Bull markets often feel like the tide is effortlessly pushing investors forward. Prices rise steadily, profits accumulate, and optimism floods the market, creating a sense that growth is inevitable. However, the truth is that these market phases come with their own challenges. One of the most crucial—and often overlooked—aspects of navigating a bull market is knowing when and how to take profits. This is not just about locking in gains; it is about ensuring that your investment strategy remains effective under all market conditions.
The Trap of Complacency
One of the most common mistakes investors make in a bull market is believing that the best approach is to "buy and hold" indefinitely. While this can be a profitable long-term strategy for strong positions and fundamental investments, even the most resilient markets can experience sudden downturns. The risk lies in becoming complacent and believing that the current trend will continue uninterrupted. The reality is that markets are cyclical; what goes up must come down, even if only temporarily.
Why Taking Profits Matters
Taking profits does not equate to fear or missing out on future gains. It is a strategic decision based on the realization that the market does not rise indefinitely. Savvy investors understand that securing profits ensures that gains are protected and capital is available for future opportunities. In many cases, partially cashing out allows investors to benefit from ongoing upward momentum while still protecting a portion of their investment from potential corrections.
Think of taking profits as a way to lock in a portion of your success. It provides a buffer that can be reinvested during downturns or used as a safety net in the event of unexpected declines. This approach helps control emotions and reduces the risk of being caught off guard by market reversals.
The Challenge of Timing the Sale
While timing the buy is often considered the foundation of successful investing, deciding when to sell can be even more crucial—and harder. Greed and fear can cloud judgment, making it difficult to adhere to an exit strategy when the market is soaring. Many investors hesitate to sell because they fear missing out on additional gains. However, waiting too long can lead to similar disadvantages, as it may result in witnessing hard-earned profits being eroded.

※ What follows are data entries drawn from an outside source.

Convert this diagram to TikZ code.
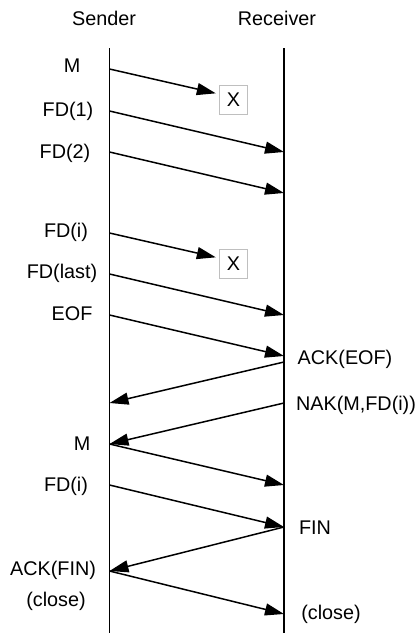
\documentclass[tikz,border=0pt]{standalone}
\usepackage{fontspec}
\setmainfont{Liberation Sans}
\usetikzlibrary{arrows.meta}
\begin{document}
\begin{tikzpicture}[x=1pt,y=-1pt,
  lbl/.style={font=\fontsize{19.8}{23}\selectfont, inner sep=0pt},
  life/.style={line width=1.8pt},
  msg/.style={line width=1.5pt,-{Triangle[length=19pt,width=12pt]}},
  lost/.style={draw=black!25, line width=1.5pt, minimum width=28pt, minimum height=29pt, inner sep=0pt, font=\fontsize{19.8}{23}\selectfont}]
\useasboundingbox (0,0) rectangle (417,633);
% lifelines
\coordinate (stop) at (109.5,48);
\coordinate (sbot) at (109.5,633);
\coordinate (rtop) at (284,48);
\coordinate (rbot) at (284,633);
\draw[life] (stop) -- (sbot);
\draw[life] (rtop) -- (rbot);
\node[lbl] (sender) at (104,18) {Sender};
\node[lbl] (receiver) at (277,18) {Receiver};
% sender-side points
\coordinate (s1) at (109.5,69);
\coordinate (s2) at (109.5,111);
\coordinate (s3) at (109.5,152);
\coordinate (s4) at (109.5,233);
\coordinate (s5) at (109.5,274);
\coordinate (s6) at (109.5,315);
\coordinate (s7) at (109.5,403);
\coordinate (s8) at (109.5,444);
\coordinate (s9) at (109.5,485);
\coordinate (s10) at (109.5,571);
% receiver-side points
\coordinate (r2) at (284,152);
\coordinate (r3) at (284,193);
\coordinate (r5) at (284,315);
\coordinate (r6) at (284,356);
\coordinate (r7) at (284,362);
\coordinate (r8) at (284,403);
\coordinate (r9) at (284,485);
\coordinate (r10) at (284,527);
\coordinate (r11) at (284,614);
% lost boxes
\node[lost] (x1) at (233.5,100) {X};
\node[lost] (x2) at (233.5,264) {X};
% left labels
\node[lbl] (lM) at (72,66) {M};
\node[lbl] (lFD1) at (68,111) {FD(1)};
\node[lbl] (lFD2) at (65,153) {FD(2)};
\node[lbl] (lFDi) at (66,232) {FD(i)};
\node[lbl] (lFDlast) at (62,273) {FD(last)};
\node[lbl] (lEOF) at (72,314) {EOF};
\node[lbl] (lM2) at (82,444) {M};
\node[lbl] (lFDi2) at (66,486) {FD(i)};
\node[lbl] (lACKFIN) at (53,570) {ACK(FIN)};
\node[lbl] (lclose1) at (56,601) {(close)};
% right labels
\node[lbl] (lACKEOF) at (345,359) {ACK(EOF)};
\node[lbl] (lNAK) at (356,405) {NAK(M,FD(i))};
\node[lbl] (lFIN) at (315,528) {FIN};
\node[lbl] (lclose2) at (331,614) {(close)};
% messages
\draw[msg, shorten >=3pt] (s1) -- (x1.west |- 0,94);
\draw[msg] (s2) -- (r2);
\draw[msg] (s3) -- (r3);
\draw[msg, shorten >=3pt] (s4) -- (x2.west |- 0,258);
\draw[msg] (s5) -- (r5);
\draw[msg] (s6) -- (r6);
\draw[msg] (r7) -- (s7);
\draw[msg] (r8) -- (s8);
\draw[msg] (s8) -- (r9);
\draw[msg] (s9) -- (r10);
\draw[msg] (r10) -- (s10);
\draw[msg] (s10) -- (r11);
\end{tikzpicture}
\end{document}
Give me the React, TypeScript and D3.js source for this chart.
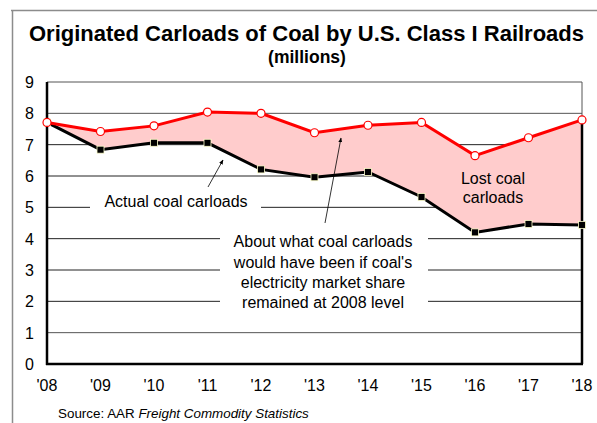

The most skilled investors practice discipline, selling when predetermined conditions are met, rather than relying on emotional reactions to market noise. This discipline means having a well-considered exit strategy before entering any position, detailing when to take profits and when to exit entirely if the market reverses.
Strategies for Taking Profits
Set Target Prices: Before investing, set clear target prices for taking partial or full profits. These prices should be based on a realistic assessment of the asset's growth potential and the broader market context.
Trailing Stop: Use trailing stop orders to lock in profits as the asset price rises. This allows continued participation in the upward trend while protecting against significant losses if the price reverses.
Diversify Exits: Avoid an "all or nothing" approach. Selling in tranches helps spread your risk and ensures that if the market continues to rise, you’re still in the game. This technique combines taking partial profits with leaving some capital to capitalize on potential future gains.
Regularly Evaluate Your Portfolio: Periodically reassess your portfolio’s performance and the overall market environment. Bull markets can change quickly, and proactively adjusting your strategy helps you stay ahead of potential shifts.
Reinvest Wisely: After taking profits, consider where to allocate those funds. If reinvesting, look for sectors or assets that may be undervalued or have growth potential in the future. Additionally, build cash reserves as a defensive move when market opportunities arise after a correction.
The Value of Stepping Back
Riding the bull market can be easy, leading investors to believe that maintaining investments at all times is the only way to maximize profits. However, there is a skill in knowing when to step back and secure profits while others are caught up in the chase for the last percentage points of profit. Cashing out early may mean missing some additional gains, but it also means protecting against the inevitable pullbacks that can erode hard-earned profits.
Ultimately, the difference between a good investor and a great investor is the ability to manage exits as carefully as entries. Remember that capital preservation is just as important as capital growth. By developing and adhering to a solid plan to take profits, you will position yourself best to capitalize on future market fluctuations and ensure long-term success.
Final Thoughts
A successful trading mindset is built on preparation and discipline. Know your entry and exit points before you make a trade. Understand that taking profits is not a sign of weakness or doubt; it is a sign of experience and wisdom. Markets will always have corrections, and being prepared means not only enjoying the gains of a bull market but also being ready for whatever comes next.